Rows from a dataset of charts and code
···

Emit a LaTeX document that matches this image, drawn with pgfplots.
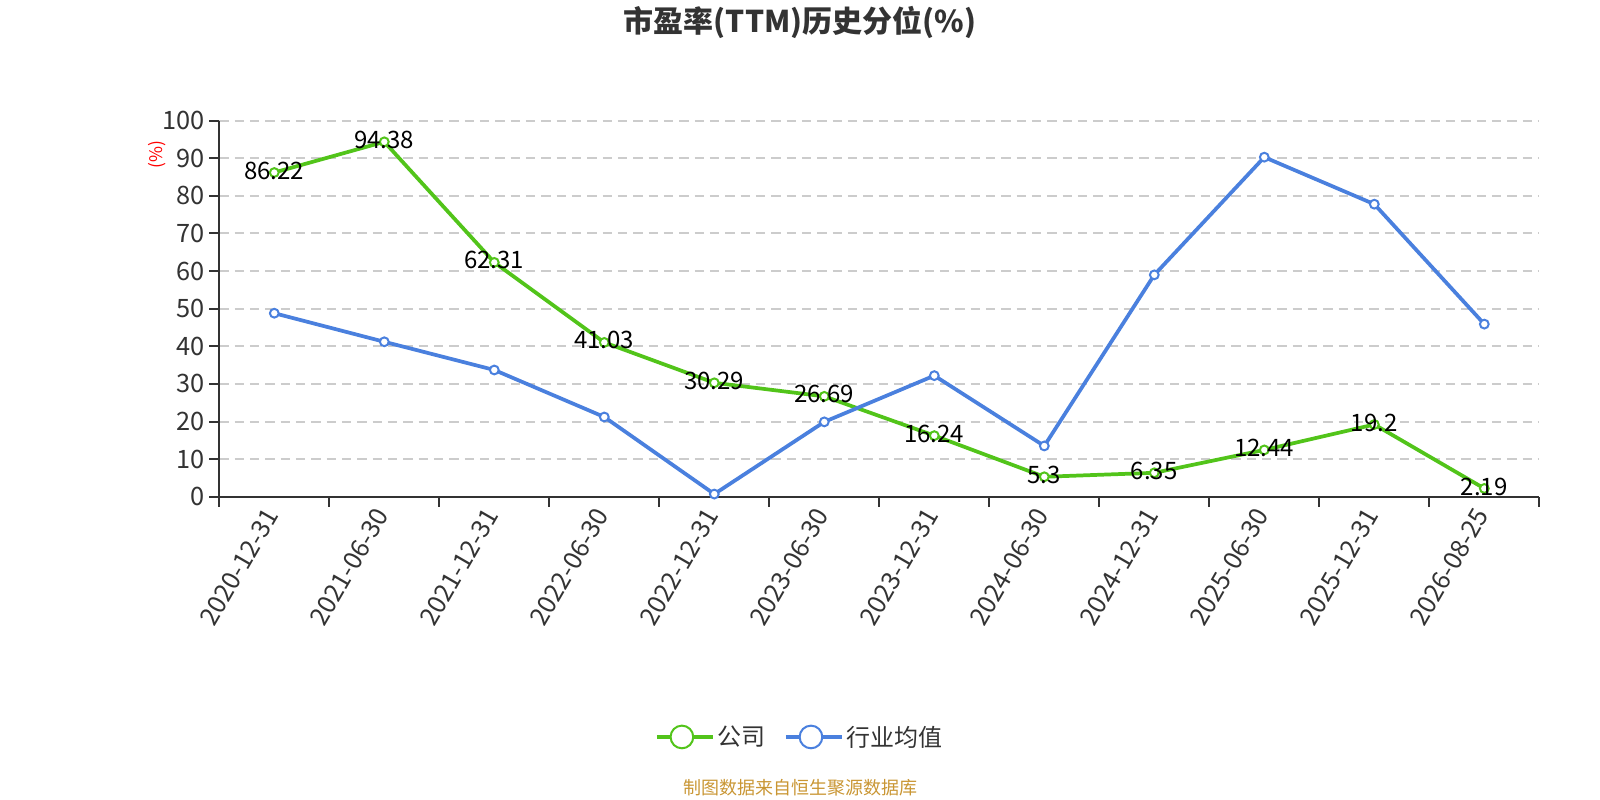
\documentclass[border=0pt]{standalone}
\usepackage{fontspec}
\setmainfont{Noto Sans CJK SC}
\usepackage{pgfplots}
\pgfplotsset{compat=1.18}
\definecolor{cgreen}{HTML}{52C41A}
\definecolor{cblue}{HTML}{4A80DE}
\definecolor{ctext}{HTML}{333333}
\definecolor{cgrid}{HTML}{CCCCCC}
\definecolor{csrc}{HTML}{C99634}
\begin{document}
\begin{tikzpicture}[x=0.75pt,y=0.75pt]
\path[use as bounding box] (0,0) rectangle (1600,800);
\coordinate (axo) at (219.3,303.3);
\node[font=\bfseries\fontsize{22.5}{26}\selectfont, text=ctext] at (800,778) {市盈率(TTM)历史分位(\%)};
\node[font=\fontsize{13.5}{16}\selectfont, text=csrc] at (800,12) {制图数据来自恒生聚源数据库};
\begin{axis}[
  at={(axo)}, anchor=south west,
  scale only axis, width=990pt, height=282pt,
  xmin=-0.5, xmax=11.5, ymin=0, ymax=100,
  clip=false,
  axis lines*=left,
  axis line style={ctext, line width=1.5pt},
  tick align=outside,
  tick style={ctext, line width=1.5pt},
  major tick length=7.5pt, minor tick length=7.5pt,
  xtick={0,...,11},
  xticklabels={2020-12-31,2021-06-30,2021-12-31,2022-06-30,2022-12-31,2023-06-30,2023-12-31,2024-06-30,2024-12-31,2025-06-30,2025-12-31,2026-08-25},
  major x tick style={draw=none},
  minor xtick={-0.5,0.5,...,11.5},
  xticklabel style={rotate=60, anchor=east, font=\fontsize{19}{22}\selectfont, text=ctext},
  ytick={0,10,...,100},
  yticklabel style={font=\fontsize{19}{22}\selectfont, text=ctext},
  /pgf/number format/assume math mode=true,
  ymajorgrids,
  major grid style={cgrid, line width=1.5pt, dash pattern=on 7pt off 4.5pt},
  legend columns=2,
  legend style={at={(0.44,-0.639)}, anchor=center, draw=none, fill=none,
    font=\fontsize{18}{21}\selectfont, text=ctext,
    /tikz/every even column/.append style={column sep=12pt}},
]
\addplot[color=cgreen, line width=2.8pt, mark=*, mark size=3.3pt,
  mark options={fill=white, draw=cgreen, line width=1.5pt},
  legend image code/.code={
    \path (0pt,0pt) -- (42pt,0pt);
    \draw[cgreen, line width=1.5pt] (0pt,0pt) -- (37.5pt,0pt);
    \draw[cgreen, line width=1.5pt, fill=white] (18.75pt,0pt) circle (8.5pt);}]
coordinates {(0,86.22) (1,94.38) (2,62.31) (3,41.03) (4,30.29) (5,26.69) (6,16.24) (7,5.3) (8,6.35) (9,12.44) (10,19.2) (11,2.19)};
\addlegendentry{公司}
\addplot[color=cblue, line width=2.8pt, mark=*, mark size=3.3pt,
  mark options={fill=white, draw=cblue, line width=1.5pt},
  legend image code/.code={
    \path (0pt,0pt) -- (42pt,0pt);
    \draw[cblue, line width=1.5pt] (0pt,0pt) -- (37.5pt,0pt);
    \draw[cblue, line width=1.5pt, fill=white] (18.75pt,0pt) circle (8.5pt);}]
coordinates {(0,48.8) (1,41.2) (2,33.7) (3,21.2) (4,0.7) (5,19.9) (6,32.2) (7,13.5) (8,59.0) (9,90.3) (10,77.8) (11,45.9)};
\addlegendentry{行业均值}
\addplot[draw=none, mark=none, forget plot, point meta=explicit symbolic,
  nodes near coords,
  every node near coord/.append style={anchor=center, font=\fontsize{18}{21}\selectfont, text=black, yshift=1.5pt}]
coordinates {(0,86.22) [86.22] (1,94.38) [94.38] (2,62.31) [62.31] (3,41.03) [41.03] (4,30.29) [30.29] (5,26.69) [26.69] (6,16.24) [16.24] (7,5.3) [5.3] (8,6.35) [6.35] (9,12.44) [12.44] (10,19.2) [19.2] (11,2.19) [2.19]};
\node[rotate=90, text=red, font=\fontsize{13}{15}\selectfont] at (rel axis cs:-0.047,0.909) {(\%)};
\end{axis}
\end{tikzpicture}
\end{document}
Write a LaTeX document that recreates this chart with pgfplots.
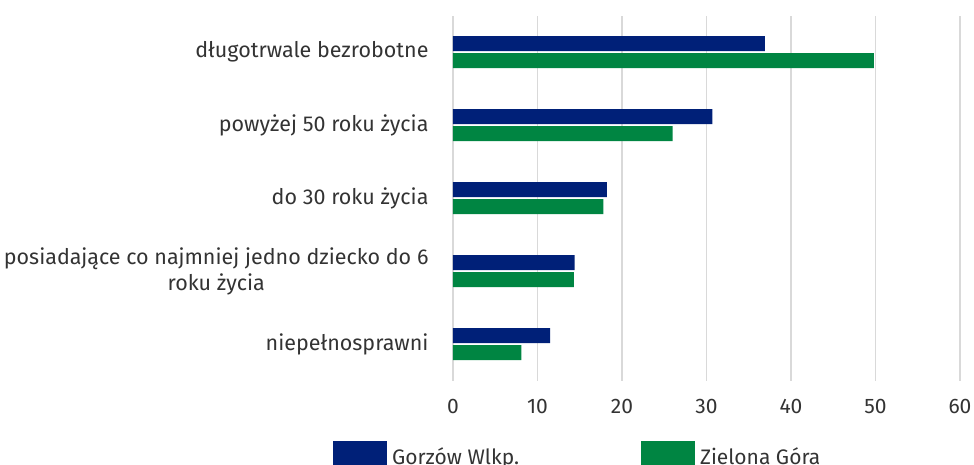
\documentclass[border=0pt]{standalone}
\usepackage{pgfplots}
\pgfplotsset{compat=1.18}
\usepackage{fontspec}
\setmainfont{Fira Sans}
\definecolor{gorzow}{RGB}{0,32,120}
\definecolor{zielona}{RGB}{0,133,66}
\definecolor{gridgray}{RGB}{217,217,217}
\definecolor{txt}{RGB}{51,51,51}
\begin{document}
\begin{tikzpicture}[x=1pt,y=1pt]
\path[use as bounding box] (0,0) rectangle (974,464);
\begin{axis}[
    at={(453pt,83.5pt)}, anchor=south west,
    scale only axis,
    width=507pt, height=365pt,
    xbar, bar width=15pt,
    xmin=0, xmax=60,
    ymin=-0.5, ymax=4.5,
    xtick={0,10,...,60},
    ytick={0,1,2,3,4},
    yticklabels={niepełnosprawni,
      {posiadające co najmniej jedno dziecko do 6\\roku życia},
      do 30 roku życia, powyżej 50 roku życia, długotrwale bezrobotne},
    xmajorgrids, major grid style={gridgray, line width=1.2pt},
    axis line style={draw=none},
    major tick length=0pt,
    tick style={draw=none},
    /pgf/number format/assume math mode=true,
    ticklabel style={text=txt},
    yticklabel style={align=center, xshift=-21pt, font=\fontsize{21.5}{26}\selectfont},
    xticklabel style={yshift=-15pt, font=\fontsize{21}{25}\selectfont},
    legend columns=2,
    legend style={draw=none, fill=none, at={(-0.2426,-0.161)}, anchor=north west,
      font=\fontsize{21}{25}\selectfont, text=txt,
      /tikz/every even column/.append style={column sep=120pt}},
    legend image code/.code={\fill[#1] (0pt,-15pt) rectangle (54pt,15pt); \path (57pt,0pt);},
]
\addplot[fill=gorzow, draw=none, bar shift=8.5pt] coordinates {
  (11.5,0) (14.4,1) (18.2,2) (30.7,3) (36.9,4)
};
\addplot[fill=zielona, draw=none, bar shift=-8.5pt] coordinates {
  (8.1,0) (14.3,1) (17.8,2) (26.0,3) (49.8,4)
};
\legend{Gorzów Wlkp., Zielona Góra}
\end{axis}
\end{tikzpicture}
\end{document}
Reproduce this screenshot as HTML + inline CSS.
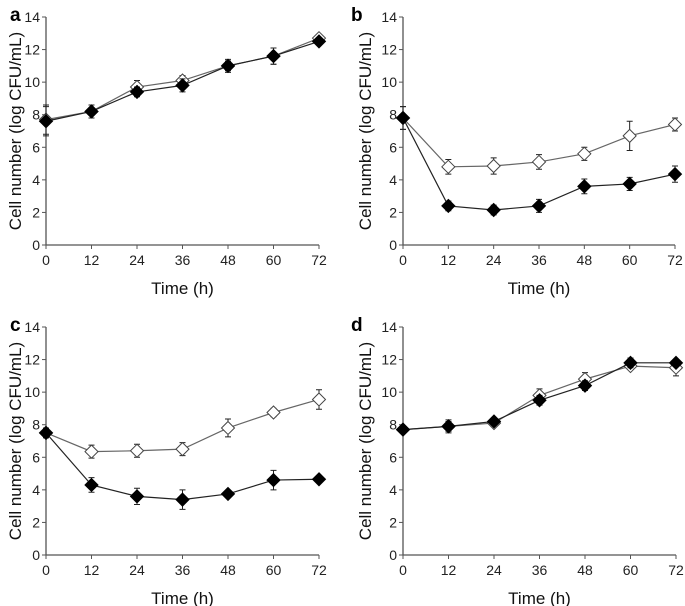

···

[WHAT NEEDS TO BE DONE] Every record above should be written out again without change, except that the pictures are left out.

[REPLY]
Emit a LaTeX document that matches this image, drawn with pgfplots.
\documentclass[border=0pt]{standalone}
\usepackage{fontspec}
\setmainfont{Noto Sans CJK SC}
\usepackage{pgfplots}
\pgfplotsset{compat=1.18}
\definecolor{cgreen}{HTML}{52C41A}
\definecolor{cblue}{HTML}{4A80DE}
\definecolor{ctext}{HTML}{333333}
\definecolor{cgrid}{HTML}{CCCCCC}
\definecolor{csrc}{HTML}{C99634}
\begin{document}
\begin{tikzpicture}[x=0.75pt,y=0.75pt]
\path[use as bounding box] (0,0) rectangle (1600,800);
\coordinate (axo) at (219.3,303.3);
\node[font=\bfseries\fontsize{22.5}{26}\selectfont, text=ctext] at (800,778) {市盈率(TTM)历史分位(\%)};
\node[font=\fontsize{13.5}{16}\selectfont, text=csrc] at (800,12) {制图数据来自恒生聚源数据库};
\begin{axis}[
  at={(axo)}, anchor=south west,
  scale only axis, width=990pt, height=282pt,
  xmin=-0.5, xmax=11.5, ymin=0, ymax=100,
  clip=false,
  axis lines*=left,
  axis line style={ctext, line width=1.5pt},
  tick align=outside,
  tick style={ctext, line width=1.5pt},
  major tick length=7.5pt, minor tick length=7.5pt,
  xtick={0,...,11},
  xticklabels={2020-12-31,2021-06-30,2021-12-31,2022-06-30,2022-12-31,2023-06-30,2023-12-31,2024-06-30,2024-12-31,2025-06-30,2025-12-31,2026-08-25},
  major x tick style={draw=none},
  minor xtick={-0.5,0.5,...,11.5},
  xticklabel style={rotate=60, anchor=east, font=\fontsize{19}{22}\selectfont, text=ctext},
  ytick={0,10,...,100},
  yticklabel style={font=\fontsize{19}{22}\selectfont, text=ctext},
  /pgf/number format/assume math mode=true,
  ymajorgrids,
  major grid style={cgrid, line width=1.5pt, dash pattern=on 7pt off 4.5pt},
  legend columns=2,
  legend style={at={(0.44,-0.639)}, anchor=center, draw=none, fill=none,
    font=\fontsize{18}{21}\selectfont, text=ctext,
    /tikz/every even column/.append style={column sep=12pt}},
]
\addplot[color=cgreen, line width=2.8pt, mark=*, mark size=3.3pt,
  mark options={fill=white, draw=cgreen, line width=1.5pt},
  legend image code/.code={
    \path (0pt,0pt) -- (42pt,0pt);
    \draw[cgreen, line width=1.5pt] (0pt,0pt) -- (37.5pt,0pt);
    \draw[cgreen, line width=1.5pt, fill=white] (18.75pt,0pt) circle (8.5pt);}]
coordinates {(0,86.22) (1,94.38) (2,62.31) (3,41.03) (4,30.29) (5,26.69) (6,16.24) (7,5.3) (8,6.35) (9,12.44) (10,19.2) (11,2.19)};
\addlegendentry{公司}
\addplot[color=cblue, line width=2.8pt, mark=*, mark size=3.3pt,
  mark options={fill=white, draw=cblue, line width=1.5pt},
  legend image code/.code={
    \path (0pt,0pt) -- (42pt,0pt);
    \draw[cblue, line width=1.5pt] (0pt,0pt) -- (37.5pt,0pt);
    \draw[cblue, line width=1.5pt, fill=white] (18.75pt,0pt) circle (8.5pt);}]
coordinates {(0,48.8) (1,41.2) (2,33.7) (3,21.2) (4,0.7) (5,19.9) (6,32.2) (7,13.5) (8,59.0) (9,90.3) (10,77.8) (11,45.9)};
\addlegendentry{行业均值}
\addplot[draw=none, mark=none, forget plot, point meta=explicit symbolic,
  nodes near coords,
  every node near coord/.append style={anchor=center, font=\fontsize{18}{21}\selectfont, text=black, yshift=1.5pt}]
coordinates {(0,86.22) [86.22] (1,94.38) [94.38] (2,62.31) [62.31] (3,41.03) [41.03] (4,30.29) [30.29] (5,26.69) [26.69] (6,16.24) [16.24] (7,5.3) [5.3] (8,6.35) [6.35] (9,12.44) [12.44] (10,19.2) [19.2] (11,2.19) [2.19]};
\node[rotate=90, text=red, font=\fontsize{13}{15}\selectfont] at (rel axis cs:-0.047,0.909) {(\%)};
\end{axis}
\end{tikzpicture}
\end{document}
Write a LaTeX document that recreates this chart with pgfplots.
\documentclass[border=0pt]{standalone}
\usepackage{pgfplots}
\pgfplotsset{compat=1.18}
\usepackage{fontspec}
\setmainfont{Fira Sans}
\definecolor{gorzow}{RGB}{0,32,120}
\definecolor{zielona}{RGB}{0,133,66}
\definecolor{gridgray}{RGB}{217,217,217}
\definecolor{txt}{RGB}{51,51,51}
\begin{document}
\begin{tikzpicture}[x=1pt,y=1pt]
\path[use as bounding box] (0,0) rectangle (974,464);
\begin{axis}[
    at={(453pt,83.5pt)}, anchor=south west,
    scale only axis,
    width=507pt, height=365pt,
    xbar, bar width=15pt,
    xmin=0, xmax=60,
    ymin=-0.5, ymax=4.5,
    xtick={0,10,...,60},
    ytick={0,1,2,3,4},
    yticklabels={niepełnosprawni,
      {posiadające co najmniej jedno dziecko do 6\\roku życia},
      do 30 roku życia, powyżej 50 roku życia, długotrwale bezrobotne},
    xmajorgrids, major grid style={gridgray, line width=1.2pt},
    axis line style={draw=none},
    major tick length=0pt,
    tick style={draw=none},
    /pgf/number format/assume math mode=true,
    ticklabel style={text=txt},
    yticklabel style={align=center, xshift=-21pt, font=\fontsize{21.5}{26}\selectfont},
    xticklabel style={yshift=-15pt, font=\fontsize{21}{25}\selectfont},
    legend columns=2,
    legend style={draw=none, fill=none, at={(-0.2426,-0.161)}, anchor=north west,
      font=\fontsize{21}{25}\selectfont, text=txt,
      /tikz/every even column/.append style={column sep=120pt}},
    legend image code/.code={\fill[#1] (0pt,-15pt) rectangle (54pt,15pt); \path (57pt,0pt);},
]
\addplot[fill=gorzow, draw=none, bar shift=8.5pt] coordinates {
  (11.5,0) (14.4,1) (18.2,2) (30.7,3) (36.9,4)
};
\addplot[fill=zielona, draw=none, bar shift=-8.5pt] coordinates {
  (8.1,0) (14.3,1) (17.8,2) (26.0,3) (49.8,4)
};
\legend{Gorzów Wlkp., Zielona Góra}
\end{axis}
\end{tikzpicture}
\end{document}
Reproduce this screenshot as HTML + inline CSS.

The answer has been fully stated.